■ Items:
--- start ---
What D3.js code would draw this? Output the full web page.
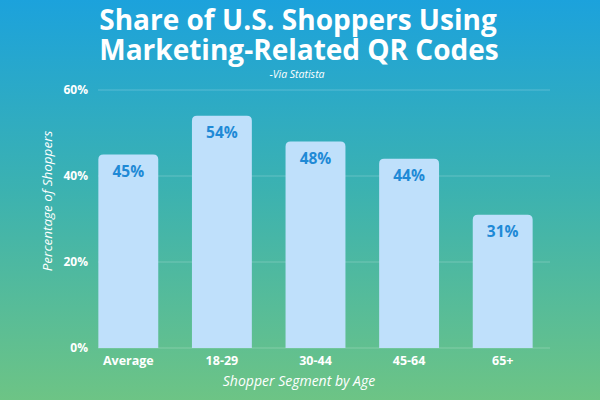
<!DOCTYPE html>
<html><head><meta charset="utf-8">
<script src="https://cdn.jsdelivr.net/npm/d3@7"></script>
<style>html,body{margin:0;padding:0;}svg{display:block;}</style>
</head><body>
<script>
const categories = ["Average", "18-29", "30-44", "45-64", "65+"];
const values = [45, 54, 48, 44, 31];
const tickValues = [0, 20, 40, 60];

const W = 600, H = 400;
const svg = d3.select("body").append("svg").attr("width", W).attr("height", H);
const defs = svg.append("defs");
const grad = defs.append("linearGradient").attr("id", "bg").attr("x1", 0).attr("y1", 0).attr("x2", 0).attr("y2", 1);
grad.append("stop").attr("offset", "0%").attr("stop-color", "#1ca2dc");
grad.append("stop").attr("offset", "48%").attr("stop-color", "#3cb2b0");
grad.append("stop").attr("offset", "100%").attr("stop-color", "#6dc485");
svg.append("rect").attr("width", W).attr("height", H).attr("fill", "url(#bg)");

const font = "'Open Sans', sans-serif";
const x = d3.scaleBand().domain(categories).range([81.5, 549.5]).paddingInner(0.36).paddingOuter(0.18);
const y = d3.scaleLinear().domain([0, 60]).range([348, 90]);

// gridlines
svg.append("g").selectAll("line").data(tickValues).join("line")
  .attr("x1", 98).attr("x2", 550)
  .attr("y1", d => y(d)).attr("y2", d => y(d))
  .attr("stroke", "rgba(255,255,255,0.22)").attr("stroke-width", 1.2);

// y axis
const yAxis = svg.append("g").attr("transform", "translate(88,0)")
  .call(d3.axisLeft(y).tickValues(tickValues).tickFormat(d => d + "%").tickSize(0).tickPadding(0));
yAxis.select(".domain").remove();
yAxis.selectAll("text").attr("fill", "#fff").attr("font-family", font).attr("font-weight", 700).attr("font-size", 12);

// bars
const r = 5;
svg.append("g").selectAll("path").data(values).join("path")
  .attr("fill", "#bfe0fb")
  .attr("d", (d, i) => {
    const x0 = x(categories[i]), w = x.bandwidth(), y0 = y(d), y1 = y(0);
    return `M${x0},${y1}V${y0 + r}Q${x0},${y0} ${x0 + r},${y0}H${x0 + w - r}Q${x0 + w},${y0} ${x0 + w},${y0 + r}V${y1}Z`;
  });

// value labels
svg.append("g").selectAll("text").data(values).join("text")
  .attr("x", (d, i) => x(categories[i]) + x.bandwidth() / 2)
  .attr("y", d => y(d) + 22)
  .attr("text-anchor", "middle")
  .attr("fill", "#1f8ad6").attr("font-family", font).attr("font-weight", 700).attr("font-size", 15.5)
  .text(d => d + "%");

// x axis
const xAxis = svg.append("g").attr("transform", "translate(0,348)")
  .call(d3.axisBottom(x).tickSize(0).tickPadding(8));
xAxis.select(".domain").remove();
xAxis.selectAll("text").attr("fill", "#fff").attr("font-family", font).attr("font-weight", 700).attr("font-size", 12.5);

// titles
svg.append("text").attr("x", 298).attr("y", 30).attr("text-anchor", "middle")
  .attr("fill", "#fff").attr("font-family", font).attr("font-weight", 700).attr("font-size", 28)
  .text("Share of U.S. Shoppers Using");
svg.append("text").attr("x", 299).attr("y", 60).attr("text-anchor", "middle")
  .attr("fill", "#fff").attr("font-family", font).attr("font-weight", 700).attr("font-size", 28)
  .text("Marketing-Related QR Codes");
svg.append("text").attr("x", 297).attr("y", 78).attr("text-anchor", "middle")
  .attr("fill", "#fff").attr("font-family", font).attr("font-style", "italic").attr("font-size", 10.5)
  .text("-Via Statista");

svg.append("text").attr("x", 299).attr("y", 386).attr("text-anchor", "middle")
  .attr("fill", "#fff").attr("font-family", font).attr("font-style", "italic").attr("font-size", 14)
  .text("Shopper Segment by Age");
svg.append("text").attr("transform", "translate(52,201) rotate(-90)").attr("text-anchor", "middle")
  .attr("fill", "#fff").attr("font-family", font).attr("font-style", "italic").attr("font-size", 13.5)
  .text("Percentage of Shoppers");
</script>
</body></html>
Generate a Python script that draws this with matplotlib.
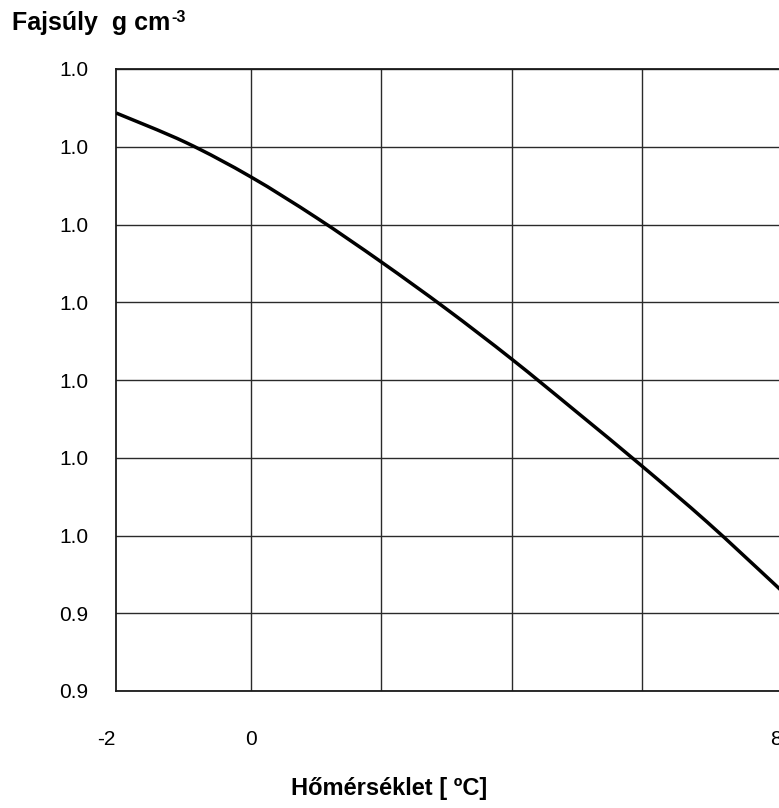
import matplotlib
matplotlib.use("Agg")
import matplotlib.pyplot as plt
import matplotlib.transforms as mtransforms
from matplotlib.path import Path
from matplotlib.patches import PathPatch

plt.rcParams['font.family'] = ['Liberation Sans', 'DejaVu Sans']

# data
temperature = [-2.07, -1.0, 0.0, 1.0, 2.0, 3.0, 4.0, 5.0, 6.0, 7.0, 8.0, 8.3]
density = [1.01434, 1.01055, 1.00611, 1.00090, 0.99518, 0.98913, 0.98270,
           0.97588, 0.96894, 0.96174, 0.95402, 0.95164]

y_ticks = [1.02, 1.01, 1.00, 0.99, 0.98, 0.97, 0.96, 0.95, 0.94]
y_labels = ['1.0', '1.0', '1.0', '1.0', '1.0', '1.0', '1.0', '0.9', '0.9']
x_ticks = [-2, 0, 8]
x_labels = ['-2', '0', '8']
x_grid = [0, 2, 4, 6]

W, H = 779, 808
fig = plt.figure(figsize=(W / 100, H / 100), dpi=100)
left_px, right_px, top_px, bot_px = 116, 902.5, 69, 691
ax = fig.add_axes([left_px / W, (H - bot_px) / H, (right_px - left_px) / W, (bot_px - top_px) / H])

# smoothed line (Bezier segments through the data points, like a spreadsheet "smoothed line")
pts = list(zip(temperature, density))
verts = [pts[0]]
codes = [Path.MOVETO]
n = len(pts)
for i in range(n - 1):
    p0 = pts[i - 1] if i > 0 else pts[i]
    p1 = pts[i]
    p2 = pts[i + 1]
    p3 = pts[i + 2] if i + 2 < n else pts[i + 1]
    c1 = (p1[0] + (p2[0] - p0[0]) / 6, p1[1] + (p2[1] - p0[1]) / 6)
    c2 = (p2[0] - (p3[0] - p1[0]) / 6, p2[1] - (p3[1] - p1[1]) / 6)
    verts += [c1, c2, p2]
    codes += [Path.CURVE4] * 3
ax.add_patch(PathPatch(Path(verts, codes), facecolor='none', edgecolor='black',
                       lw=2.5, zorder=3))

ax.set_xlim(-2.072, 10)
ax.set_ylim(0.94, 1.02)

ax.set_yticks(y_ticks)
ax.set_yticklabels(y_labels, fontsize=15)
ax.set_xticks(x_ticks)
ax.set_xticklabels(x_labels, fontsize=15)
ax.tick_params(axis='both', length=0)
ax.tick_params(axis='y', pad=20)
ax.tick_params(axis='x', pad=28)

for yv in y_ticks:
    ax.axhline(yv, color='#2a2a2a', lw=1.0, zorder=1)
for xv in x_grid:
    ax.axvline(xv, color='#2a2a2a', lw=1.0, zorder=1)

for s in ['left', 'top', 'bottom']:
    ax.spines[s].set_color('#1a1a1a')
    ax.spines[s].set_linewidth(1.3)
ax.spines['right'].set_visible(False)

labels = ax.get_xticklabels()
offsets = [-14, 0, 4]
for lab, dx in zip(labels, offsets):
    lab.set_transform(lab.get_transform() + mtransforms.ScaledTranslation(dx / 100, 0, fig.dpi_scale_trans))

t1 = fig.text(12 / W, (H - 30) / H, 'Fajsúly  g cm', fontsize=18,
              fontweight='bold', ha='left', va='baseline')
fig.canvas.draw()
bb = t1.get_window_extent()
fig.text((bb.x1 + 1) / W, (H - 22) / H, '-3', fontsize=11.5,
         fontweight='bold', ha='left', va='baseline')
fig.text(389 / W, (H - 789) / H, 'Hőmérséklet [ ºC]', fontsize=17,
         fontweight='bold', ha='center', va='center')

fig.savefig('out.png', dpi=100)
--- end ---
■ Work required: An exact transcription of all the entries is required, without the pictures.

■ Solved problem:
What D3.js code would draw this? Output the full web page.
<!DOCTYPE html>
<html><head><meta charset="utf-8">
<script src="https://cdn.jsdelivr.net/npm/d3@7"></script>
<style>html,body{margin:0;padding:0;}svg{display:block;}</style>
</head><body>
<script>
const categories = ["Average", "18-29", "30-44", "45-64", "65+"];
const values = [45, 54, 48, 44, 31];
const tickValues = [0, 20, 40, 60];

const W = 600, H = 400;
const svg = d3.select("body").append("svg").attr("width", W).attr("height", H);
const defs = svg.append("defs");
const grad = defs.append("linearGradient").attr("id", "bg").attr("x1", 0).attr("y1", 0).attr("x2", 0).attr("y2", 1);
grad.append("stop").attr("offset", "0%").attr("stop-color", "#1ca2dc");
grad.append("stop").attr("offset", "48%").attr("stop-color", "#3cb2b0");
grad.append("stop").attr("offset", "100%").attr("stop-color", "#6dc485");
svg.append("rect").attr("width", W).attr("height", H).attr("fill", "url(#bg)");

const font = "'Open Sans', sans-serif";
const x = d3.scaleBand().domain(categories).range([81.5, 549.5]).paddingInner(0.36).paddingOuter(0.18);
const y = d3.scaleLinear().domain([0, 60]).range([348, 90]);

// gridlines
svg.append("g").selectAll("line").data(tickValues).join("line")
  .attr("x1", 98).attr("x2", 550)
  .attr("y1", d => y(d)).attr("y2", d => y(d))
  .attr("stroke", "rgba(255,255,255,0.22)").attr("stroke-width", 1.2);

// y axis
const yAxis = svg.append("g").attr("transform", "translate(88,0)")
  .call(d3.axisLeft(y).tickValues(tickValues).tickFormat(d => d + "%").tickSize(0).tickPadding(0));
yAxis.select(".domain").remove();
yAxis.selectAll("text").attr("fill", "#fff").attr("font-family", font).attr("font-weight", 700).attr("font-size", 12);

// bars
const r = 5;
svg.append("g").selectAll("path").data(values).join("path")
  .attr("fill", "#bfe0fb")
  .attr("d", (d, i) => {
    const x0 = x(categories[i]), w = x.bandwidth(), y0 = y(d), y1 = y(0);
    return `M${x0},${y1}V${y0 + r}Q${x0},${y0} ${x0 + r},${y0}H${x0 + w - r}Q${x0 + w},${y0} ${x0 + w},${y0 + r}V${y1}Z`;
  });

// value labels
svg.append("g").selectAll("text").data(values).join("text")
  .attr("x", (d, i) => x(categories[i]) + x.bandwidth() / 2)
  .attr("y", d => y(d) + 22)
  .attr("text-anchor", "middle")
  .attr("fill", "#1f8ad6").attr("font-family", font).attr("font-weight", 700).attr("font-size", 15.5)
  .text(d => d + "%");

// x axis
const xAxis = svg.append("g").attr("transform", "translate(0,348)")
  .call(d3.axisBottom(x).tickSize(0).tickPadding(8));
xAxis.select(".domain").remove();
xAxis.selectAll("text").attr("fill", "#fff").attr("font-family", font).attr("font-weight", 700).attr("font-size", 12.5);

// titles
svg.append("text").attr("x", 298).attr("y", 30).attr("text-anchor", "middle")
  .attr("fill", "#fff").attr("font-family", font).attr("font-weight", 700).attr("font-size", 28)
  .text("Share of U.S. Shoppers Using");
svg.append("text").attr("x", 299).attr("y", 60).attr("text-anchor", "middle")
  .attr("fill", "#fff").attr("font-family", font).attr("font-weight", 700).attr("font-size", 28)
  .text("Marketing-Related QR Codes");
svg.append("text").attr("x", 297).attr("y", 78).attr("text-anchor", "middle")
  .attr("fill", "#fff").attr("font-family", font).attr("font-style", "italic").attr("font-size", 10.5)
  .text("-Via Statista");

svg.append("text").attr("x", 299).attr("y", 386).attr("text-anchor", "middle")
  .attr("fill", "#fff").attr("font-family", font).attr("font-style", "italic").attr("font-size", 14)
  .text("Shopper Segment by Age");
svg.append("text").attr("transform", "translate(52,201) rotate(-90)").attr("text-anchor", "middle")
  .attr("fill", "#fff").attr("font-family", font).attr("font-style", "italic").attr("font-size", 13.5)
  .text("Percentage of Shoppers");
</script>
</body></html>
Generate a Python script that draws this with matplotlib.
import matplotlib
matplotlib.use("Agg")
import matplotlib.pyplot as plt
import matplotlib.transforms as mtransforms
from matplotlib.path import Path
from matplotlib.patches import PathPatch

plt.rcParams['font.family'] = ['Liberation Sans', 'DejaVu Sans']

# data
temperature = [-2.07, -1.0, 0.0, 1.0, 2.0, 3.0, 4.0, 5.0, 6.0, 7.0, 8.0, 8.3]
density = [1.01434, 1.01055, 1.00611, 1.00090, 0.99518, 0.98913, 0.98270,
           0.97588, 0.96894, 0.96174, 0.95402, 0.95164]

y_ticks = [1.02, 1.01, 1.00, 0.99, 0.98, 0.97, 0.96, 0.95, 0.94]
y_labels = ['1.0', '1.0', '1.0', '1.0', '1.0', '1.0', '1.0', '0.9', '0.9']
x_ticks = [-2, 0, 8]
x_labels = ['-2', '0', '8']
x_grid = [0, 2, 4, 6]

W, H = 779, 808
fig = plt.figure(figsize=(W / 100, H / 100), dpi=100)
left_px, right_px, top_px, bot_px = 116, 902.5, 69, 691
ax = fig.add_axes([left_px / W, (H - bot_px) / H, (right_px - left_px) / W, (bot_px - top_px) / H])

# smoothed line (Bezier segments through the data points, like a spreadsheet "smoothed line")
pts = list(zip(temperature, density))
verts = [pts[0]]
codes = [Path.MOVETO]
n = len(pts)
for i in range(n - 1):
    p0 = pts[i - 1] if i > 0 else pts[i]
    p1 = pts[i]
    p2 = pts[i + 1]
    p3 = pts[i + 2] if i + 2 < n else pts[i + 1]
    c1 = (p1[0] + (p2[0] - p0[0]) / 6, p1[1] + (p2[1] - p0[1]) / 6)
    c2 = (p2[0] - (p3[0] - p1[0]) / 6, p2[1] - (p3[1] - p1[1]) / 6)
    verts += [c1, c2, p2]
    codes += [Path.CURVE4] * 3
ax.add_patch(PathPatch(Path(verts, codes), facecolor='none', edgecolor='black',
                       lw=2.5, zorder=3))

ax.set_xlim(-2.072, 10)
ax.set_ylim(0.94, 1.02)

ax.set_yticks(y_ticks)
ax.set_yticklabels(y_labels, fontsize=15)
ax.set_xticks(x_ticks)
ax.set_xticklabels(x_labels, fontsize=15)
ax.tick_params(axis='both', length=0)
ax.tick_params(axis='y', pad=20)
ax.tick_params(axis='x', pad=28)

for yv in y_ticks:
    ax.axhline(yv, color='#2a2a2a', lw=1.0, zorder=1)
for xv in x_grid:
    ax.axvline(xv, color='#2a2a2a', lw=1.0, zorder=1)

for s in ['left', 'top', 'bottom']:
    ax.spines[s].set_color('#1a1a1a')
    ax.spines[s].set_linewidth(1.3)
ax.spines['right'].set_visible(False)

labels = ax.get_xticklabels()
offsets = [-14, 0, 4]
for lab, dx in zip(labels, offsets):
    lab.set_transform(lab.get_transform() + mtransforms.ScaledTranslation(dx / 100, 0, fig.dpi_scale_trans))

t1 = fig.text(12 / W, (H - 30) / H, 'Fajsúly  g cm', fontsize=18,
              fontweight='bold', ha='left', va='baseline')
fig.canvas.draw()
bb = t1.get_window_extent()
fig.text((bb.x1 + 1) / W, (H - 22) / H, '-3', fontsize=11.5,
         fontweight='bold', ha='left', va='baseline')
fig.text(389 / W, (H - 789) / H, 'Hőmérséklet [ ºC]', fontsize=17,
         fontweight='bold', ha='center', va='center')

fig.savefig('out.png', dpi=100)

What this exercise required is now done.